[THE RECORDS]

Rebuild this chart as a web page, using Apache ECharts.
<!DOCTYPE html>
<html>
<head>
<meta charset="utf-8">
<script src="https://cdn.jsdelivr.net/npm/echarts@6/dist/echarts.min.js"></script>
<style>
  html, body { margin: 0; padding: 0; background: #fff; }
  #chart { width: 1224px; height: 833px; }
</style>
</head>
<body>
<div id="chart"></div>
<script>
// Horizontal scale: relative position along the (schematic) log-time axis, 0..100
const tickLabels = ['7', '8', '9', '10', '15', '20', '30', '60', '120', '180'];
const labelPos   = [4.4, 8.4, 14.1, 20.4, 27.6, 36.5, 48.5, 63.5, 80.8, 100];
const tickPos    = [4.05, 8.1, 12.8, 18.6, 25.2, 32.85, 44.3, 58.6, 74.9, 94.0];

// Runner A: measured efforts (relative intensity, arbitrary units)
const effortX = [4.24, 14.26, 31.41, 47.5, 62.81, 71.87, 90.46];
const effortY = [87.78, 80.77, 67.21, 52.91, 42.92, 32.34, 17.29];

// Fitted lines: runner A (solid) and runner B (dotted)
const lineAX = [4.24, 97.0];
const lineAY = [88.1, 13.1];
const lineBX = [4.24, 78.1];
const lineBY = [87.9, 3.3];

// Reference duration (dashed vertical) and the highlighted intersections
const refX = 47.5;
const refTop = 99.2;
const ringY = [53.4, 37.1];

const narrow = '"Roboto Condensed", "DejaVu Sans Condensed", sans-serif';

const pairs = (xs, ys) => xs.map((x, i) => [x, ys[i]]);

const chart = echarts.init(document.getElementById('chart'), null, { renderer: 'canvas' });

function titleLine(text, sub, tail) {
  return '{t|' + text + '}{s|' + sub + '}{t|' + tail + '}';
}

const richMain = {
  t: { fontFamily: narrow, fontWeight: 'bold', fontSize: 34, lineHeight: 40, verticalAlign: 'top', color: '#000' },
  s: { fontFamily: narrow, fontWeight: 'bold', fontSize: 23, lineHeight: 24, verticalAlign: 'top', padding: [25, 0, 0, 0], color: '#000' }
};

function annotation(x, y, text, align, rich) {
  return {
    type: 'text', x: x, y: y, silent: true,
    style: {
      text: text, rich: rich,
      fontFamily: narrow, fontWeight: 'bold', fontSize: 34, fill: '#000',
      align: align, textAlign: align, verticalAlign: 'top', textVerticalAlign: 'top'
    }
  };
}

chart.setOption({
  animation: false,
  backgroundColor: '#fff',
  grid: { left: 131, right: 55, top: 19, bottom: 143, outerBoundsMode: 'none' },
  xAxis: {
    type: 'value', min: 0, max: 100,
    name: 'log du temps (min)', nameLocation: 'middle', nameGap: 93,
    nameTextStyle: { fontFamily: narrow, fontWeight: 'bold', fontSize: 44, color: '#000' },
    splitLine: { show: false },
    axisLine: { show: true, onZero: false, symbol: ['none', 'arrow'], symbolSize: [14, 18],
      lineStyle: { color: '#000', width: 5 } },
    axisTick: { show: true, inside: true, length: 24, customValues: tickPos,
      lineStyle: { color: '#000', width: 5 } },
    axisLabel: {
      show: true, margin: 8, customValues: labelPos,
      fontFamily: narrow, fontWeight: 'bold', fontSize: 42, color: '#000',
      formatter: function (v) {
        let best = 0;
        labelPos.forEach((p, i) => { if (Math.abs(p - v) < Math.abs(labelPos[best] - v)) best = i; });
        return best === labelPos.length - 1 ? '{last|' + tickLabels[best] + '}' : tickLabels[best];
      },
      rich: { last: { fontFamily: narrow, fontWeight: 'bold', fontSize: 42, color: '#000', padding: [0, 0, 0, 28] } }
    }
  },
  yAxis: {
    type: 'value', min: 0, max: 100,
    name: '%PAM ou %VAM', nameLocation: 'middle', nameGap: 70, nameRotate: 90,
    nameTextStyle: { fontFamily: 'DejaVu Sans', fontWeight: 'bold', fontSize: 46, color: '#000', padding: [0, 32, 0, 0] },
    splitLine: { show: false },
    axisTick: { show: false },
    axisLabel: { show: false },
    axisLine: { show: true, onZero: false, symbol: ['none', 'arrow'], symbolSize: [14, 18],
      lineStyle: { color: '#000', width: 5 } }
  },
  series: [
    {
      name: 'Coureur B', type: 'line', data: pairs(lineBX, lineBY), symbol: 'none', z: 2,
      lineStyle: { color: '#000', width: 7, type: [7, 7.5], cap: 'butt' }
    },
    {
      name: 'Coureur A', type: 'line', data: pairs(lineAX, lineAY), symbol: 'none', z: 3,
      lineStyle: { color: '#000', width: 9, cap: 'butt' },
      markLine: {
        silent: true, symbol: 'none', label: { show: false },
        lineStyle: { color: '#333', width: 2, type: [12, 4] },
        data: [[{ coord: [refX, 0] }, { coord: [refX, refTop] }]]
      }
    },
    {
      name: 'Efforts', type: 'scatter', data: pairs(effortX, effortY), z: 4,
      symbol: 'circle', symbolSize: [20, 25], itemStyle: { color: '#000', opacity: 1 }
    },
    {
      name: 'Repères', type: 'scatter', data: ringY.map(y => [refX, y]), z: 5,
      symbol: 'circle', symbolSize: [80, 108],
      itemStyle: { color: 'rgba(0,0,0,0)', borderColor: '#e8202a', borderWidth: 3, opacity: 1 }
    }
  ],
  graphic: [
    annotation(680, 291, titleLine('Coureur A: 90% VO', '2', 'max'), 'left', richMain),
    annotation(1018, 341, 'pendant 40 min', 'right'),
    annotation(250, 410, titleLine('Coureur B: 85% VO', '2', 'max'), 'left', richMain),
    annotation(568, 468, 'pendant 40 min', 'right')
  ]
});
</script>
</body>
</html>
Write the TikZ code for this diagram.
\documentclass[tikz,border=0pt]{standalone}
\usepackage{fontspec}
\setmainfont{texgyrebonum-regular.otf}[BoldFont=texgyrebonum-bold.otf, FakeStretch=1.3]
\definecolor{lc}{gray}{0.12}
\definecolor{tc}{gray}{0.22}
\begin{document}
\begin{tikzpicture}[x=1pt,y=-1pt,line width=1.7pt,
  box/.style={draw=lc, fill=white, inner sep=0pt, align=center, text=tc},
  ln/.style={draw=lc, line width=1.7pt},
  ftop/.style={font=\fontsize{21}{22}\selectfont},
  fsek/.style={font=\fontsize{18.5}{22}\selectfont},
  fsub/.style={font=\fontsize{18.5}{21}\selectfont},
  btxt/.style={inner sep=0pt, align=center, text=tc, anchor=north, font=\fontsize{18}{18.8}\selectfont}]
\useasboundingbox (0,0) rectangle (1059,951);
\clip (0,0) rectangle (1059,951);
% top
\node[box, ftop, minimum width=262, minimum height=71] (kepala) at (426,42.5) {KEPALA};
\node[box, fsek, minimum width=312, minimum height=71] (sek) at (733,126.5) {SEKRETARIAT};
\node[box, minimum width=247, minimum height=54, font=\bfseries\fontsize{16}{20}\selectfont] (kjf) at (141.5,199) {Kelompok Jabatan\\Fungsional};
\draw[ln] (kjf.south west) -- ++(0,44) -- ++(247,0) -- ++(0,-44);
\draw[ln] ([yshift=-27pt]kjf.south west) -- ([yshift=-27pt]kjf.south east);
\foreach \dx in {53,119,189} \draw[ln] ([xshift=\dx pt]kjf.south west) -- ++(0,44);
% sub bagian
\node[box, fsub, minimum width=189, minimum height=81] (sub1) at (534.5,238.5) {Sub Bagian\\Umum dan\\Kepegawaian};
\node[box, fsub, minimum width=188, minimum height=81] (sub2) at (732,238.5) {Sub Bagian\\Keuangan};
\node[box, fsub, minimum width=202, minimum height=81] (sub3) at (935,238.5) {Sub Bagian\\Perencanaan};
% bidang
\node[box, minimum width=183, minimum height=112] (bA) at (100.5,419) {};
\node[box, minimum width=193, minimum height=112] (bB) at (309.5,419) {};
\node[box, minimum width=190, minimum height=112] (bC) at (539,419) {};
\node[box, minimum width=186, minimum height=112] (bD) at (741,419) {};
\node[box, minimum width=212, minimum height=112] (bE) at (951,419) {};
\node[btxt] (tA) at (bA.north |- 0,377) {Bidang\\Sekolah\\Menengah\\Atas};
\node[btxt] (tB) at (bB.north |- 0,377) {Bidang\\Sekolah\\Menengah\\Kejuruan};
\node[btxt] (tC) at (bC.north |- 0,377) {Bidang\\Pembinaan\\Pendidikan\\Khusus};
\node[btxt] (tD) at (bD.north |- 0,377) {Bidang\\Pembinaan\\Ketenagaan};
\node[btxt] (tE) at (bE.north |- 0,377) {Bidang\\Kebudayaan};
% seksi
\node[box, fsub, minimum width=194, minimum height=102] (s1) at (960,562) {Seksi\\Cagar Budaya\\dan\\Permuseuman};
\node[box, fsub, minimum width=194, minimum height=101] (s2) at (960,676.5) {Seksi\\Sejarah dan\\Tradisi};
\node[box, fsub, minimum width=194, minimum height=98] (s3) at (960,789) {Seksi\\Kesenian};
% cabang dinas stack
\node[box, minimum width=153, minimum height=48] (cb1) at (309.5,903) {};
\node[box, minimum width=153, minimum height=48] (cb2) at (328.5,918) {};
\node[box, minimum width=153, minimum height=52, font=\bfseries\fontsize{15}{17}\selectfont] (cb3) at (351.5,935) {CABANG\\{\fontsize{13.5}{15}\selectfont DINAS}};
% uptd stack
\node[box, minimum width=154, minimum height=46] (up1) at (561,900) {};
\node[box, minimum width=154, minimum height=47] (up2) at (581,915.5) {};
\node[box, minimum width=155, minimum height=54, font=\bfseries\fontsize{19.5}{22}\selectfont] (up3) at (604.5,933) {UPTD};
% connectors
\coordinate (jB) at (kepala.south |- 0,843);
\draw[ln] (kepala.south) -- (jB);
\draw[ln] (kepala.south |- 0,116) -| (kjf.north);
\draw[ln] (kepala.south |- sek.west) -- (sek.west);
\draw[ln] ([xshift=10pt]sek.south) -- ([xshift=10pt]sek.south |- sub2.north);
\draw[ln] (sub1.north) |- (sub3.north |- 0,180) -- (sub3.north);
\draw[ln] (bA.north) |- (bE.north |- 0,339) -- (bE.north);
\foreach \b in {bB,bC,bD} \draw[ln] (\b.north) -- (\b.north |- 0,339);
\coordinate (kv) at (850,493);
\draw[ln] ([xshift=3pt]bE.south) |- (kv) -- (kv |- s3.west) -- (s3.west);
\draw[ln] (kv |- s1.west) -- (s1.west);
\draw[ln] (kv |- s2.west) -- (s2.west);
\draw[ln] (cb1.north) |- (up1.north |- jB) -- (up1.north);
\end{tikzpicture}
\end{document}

[EXERCISE BRIEF]
Pick out the lines above containing the word "this", then copy them.

[PROBLEM SOLUTION]
Rebuild this chart as a web page, using Apache ECharts.
Write the TikZ code for this diagram.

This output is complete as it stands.